Output every line of the material exactly, omitting images.

-------- Collected data --------

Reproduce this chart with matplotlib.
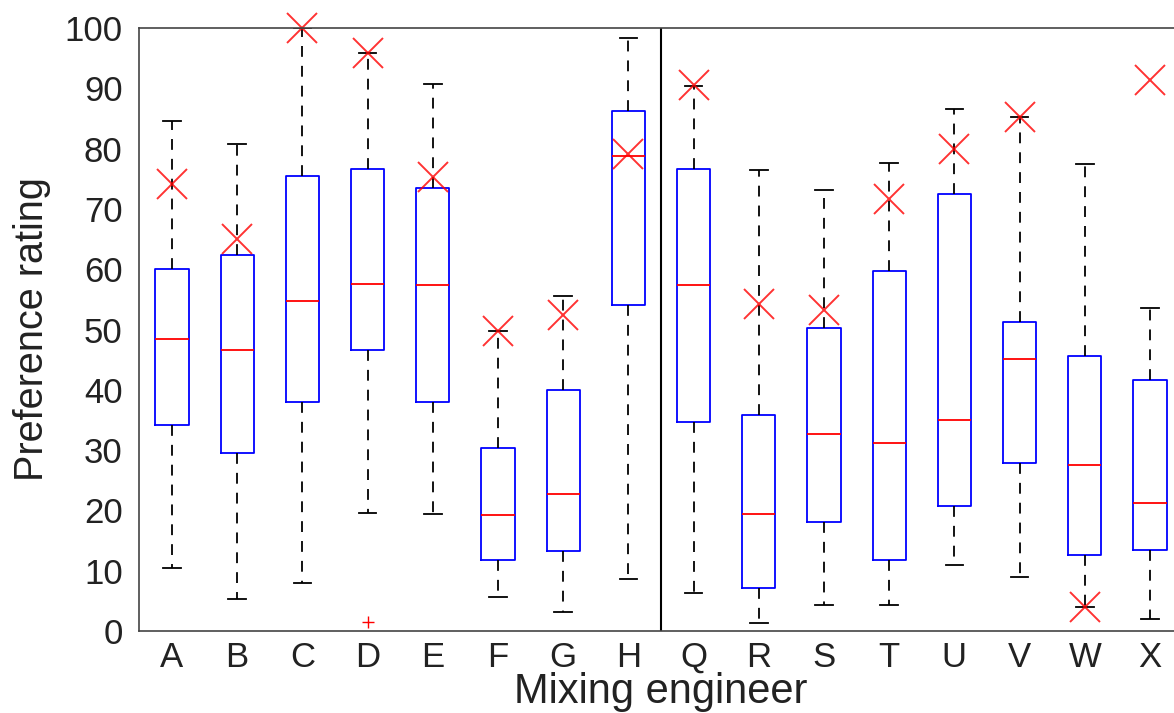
import matplotlib.pyplot as plt
import numpy as np

plt.rcParams['font.family'] = ['Liberation Sans', 'DejaVu Sans']

# engineers and box statistics
engineers = ['A', 'B', 'C', 'D', 'E', 'F', 'G', 'H',
             'Q', 'R', 'S', 'T', 'U', 'V', 'W', 'X']
whislo = [10.4, 5.3, 8.0, 19.6, 19.4, 5.6, 3.2, 8.7,
          6.3, 1.3, 4.3, 4.3, 10.9, 9.0, 4.0, 2.0]
q1 = [34.2, 29.6, 37.9, 46.6, 38.0, 11.7, 13.3, 54.1,
      34.7, 7.2, 18.1, 11.8, 20.8, 27.9, 12.6, 13.5]
med = [48.5, 46.6, 54.8, 57.5, 57.3, 19.3, 22.8, 78.7,
       57.4, 19.4, 32.6, 31.1, 35.0, 45.1, 27.5, 21.3]
q3 = [60.0, 62.3, 75.5, 76.6, 73.5, 30.3, 40.0, 86.3,
      76.6, 35.9, 50.2, 59.7, 72.5, 51.2, 45.6, 41.7]
whishi = [84.6, 80.8, 100.0, 95.8, 90.7, 49.8, 55.6, 98.4,
          90.4, 76.4, 73.2, 77.6, 86.6, 85.2, 77.4, 53.6]
outliers = {'D': [1.5]}
# red crosses (one rating per engineer)
cross = [74.2, 65.0, 100.0, 95.8, 75.3, 49.8, 52.4, 79.1,
         90.6, 54.3, 53.3, 71.6, 79.9, 85.3, 4.0, 91.3]

stats = []
for i, name in enumerate(engineers):
    stats.append(dict(med=med[i], q1=q1[i], q3=q3[i],
                      whislo=whislo[i], whishi=whishi[i],
                      fliers=outliers.get(name, [])))

fig = plt.figure(figsize=(11.74, 7.13), dpi=100)
ax = fig.add_axes([0.1187, 0.115, 0.8886, 0.8457])

pos = np.arange(1, len(engineers) + 1)
ax.bxp(stats, positions=pos, widths=0.51, capwidths=0.27,
       boxprops=dict(color='blue', linewidth=1.3),
       medianprops=dict(color='red', linewidth=1.3),
       whiskerprops=dict(color='black', linewidth=1.3, linestyle=(0, (6, 5))),
       capprops=dict(color='black', linewidth=1.3),
       flierprops=dict(marker='+', markeredgecolor='red', markersize=8,
                       markeredgewidth=1.0))

ax.plot(pos, cross, linestyle='none', marker='x', markersize=21,
        markeredgecolor='red', markeredgewidth=1.4, alpha=0.8, clip_on=False)

ax.axvline(8.5, color='black', linewidth=1.5)

ax.set_xlim(0.5, 16.5)
ax.set_ylim(0, 100)
ax.set_yticks(np.arange(0, 101, 10))
ax.set_xticks(pos)
ax.set_xticklabels(engineers)
ax.tick_params(axis='both', length=0, labelsize=25, colors='#222222')
ax.tick_params(axis='y', pad=12)
ax.tick_params(axis='x', pad=7)
for s in ax.spines.values():
    s.set_color('#444444')
    s.set_linewidth(1.2)

ax.set_xlabel('Mixing engineer', fontsize=30, labelpad=-1, color='#222222')
ax.set_ylabel('Preference rating', fontsize=28.5, labelpad=10, color='#222222')

plt.savefig('out.png', dpi=100)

--------

Output for this exercise>
Reproduce this chart with matplotlib.
import matplotlib.pyplot as plt
import numpy as np

plt.rcParams['font.family'] = ['Liberation Sans', 'DejaVu Sans']

# engineers and box statistics
engineers = ['A', 'B', 'C', 'D', 'E', 'F', 'G', 'H',
             'Q', 'R', 'S', 'T', 'U', 'V', 'W', 'X']
whislo = [10.4, 5.3, 8.0, 19.6, 19.4, 5.6, 3.2, 8.7,
          6.3, 1.3, 4.3, 4.3, 10.9, 9.0, 4.0, 2.0]
q1 = [34.2, 29.6, 37.9, 46.6, 38.0, 11.7, 13.3, 54.1,
      34.7, 7.2, 18.1, 11.8, 20.8, 27.9, 12.6, 13.5]
med = [48.5, 46.6, 54.8, 57.5, 57.3, 19.3, 22.8, 78.7,
       57.4, 19.4, 32.6, 31.1, 35.0, 45.1, 27.5, 21.3]
q3 = [60.0, 62.3, 75.5, 76.6, 73.5, 30.3, 40.0, 86.3,
      76.6, 35.9, 50.2, 59.7, 72.5, 51.2, 45.6, 41.7]
whishi = [84.6, 80.8, 100.0, 95.8, 90.7, 49.8, 55.6, 98.4,
          90.4, 76.4, 73.2, 77.6, 86.6, 85.2, 77.4, 53.6]
outliers = {'D': [1.5]}
# red crosses (one rating per engineer)
cross = [74.2, 65.0, 100.0, 95.8, 75.3, 49.8, 52.4, 79.1,
         90.6, 54.3, 53.3, 71.6, 79.9, 85.3, 4.0, 91.3]

stats = []
for i, name in enumerate(engineers):
    stats.append(dict(med=med[i], q1=q1[i], q3=q3[i],
                      whislo=whislo[i], whishi=whishi[i],
                      fliers=outliers.get(name, [])))

fig = plt.figure(figsize=(11.74, 7.13), dpi=100)
ax = fig.add_axes([0.1187, 0.115, 0.8886, 0.8457])

pos = np.arange(1, len(engineers) + 1)
ax.bxp(stats, positions=pos, widths=0.51, capwidths=0.27,
       boxprops=dict(color='blue', linewidth=1.3),
       medianprops=dict(color='red', linewidth=1.3),
       whiskerprops=dict(color='black', linewidth=1.3, linestyle=(0, (6, 5))),
       capprops=dict(color='black', linewidth=1.3),
       flierprops=dict(marker='+', markeredgecolor='red', markersize=8,
                       markeredgewidth=1.0))

ax.plot(pos, cross, linestyle='none', marker='x', markersize=21,
        markeredgecolor='red', markeredgewidth=1.4, alpha=0.8, clip_on=False)

ax.axvline(8.5, color='black', linewidth=1.5)

ax.set_xlim(0.5, 16.5)
ax.set_ylim(0, 100)
ax.set_yticks(np.arange(0, 101, 10))
ax.set_xticks(pos)
ax.set_xticklabels(engineers)
ax.tick_params(axis='both', length=0, labelsize=25, colors='#222222')
ax.tick_params(axis='y', pad=12)
ax.tick_params(axis='x', pad=7)
for s in ax.spines.values():
    s.set_color('#444444')
    s.set_linewidth(1.2)

ax.set_xlabel('Mixing engineer', fontsize=30, labelpad=-1, color='#222222')
ax.set_ylabel('Preference rating', fontsize=28.5, labelpad=10, color='#222222')

plt.savefig('out.png', dpi=100)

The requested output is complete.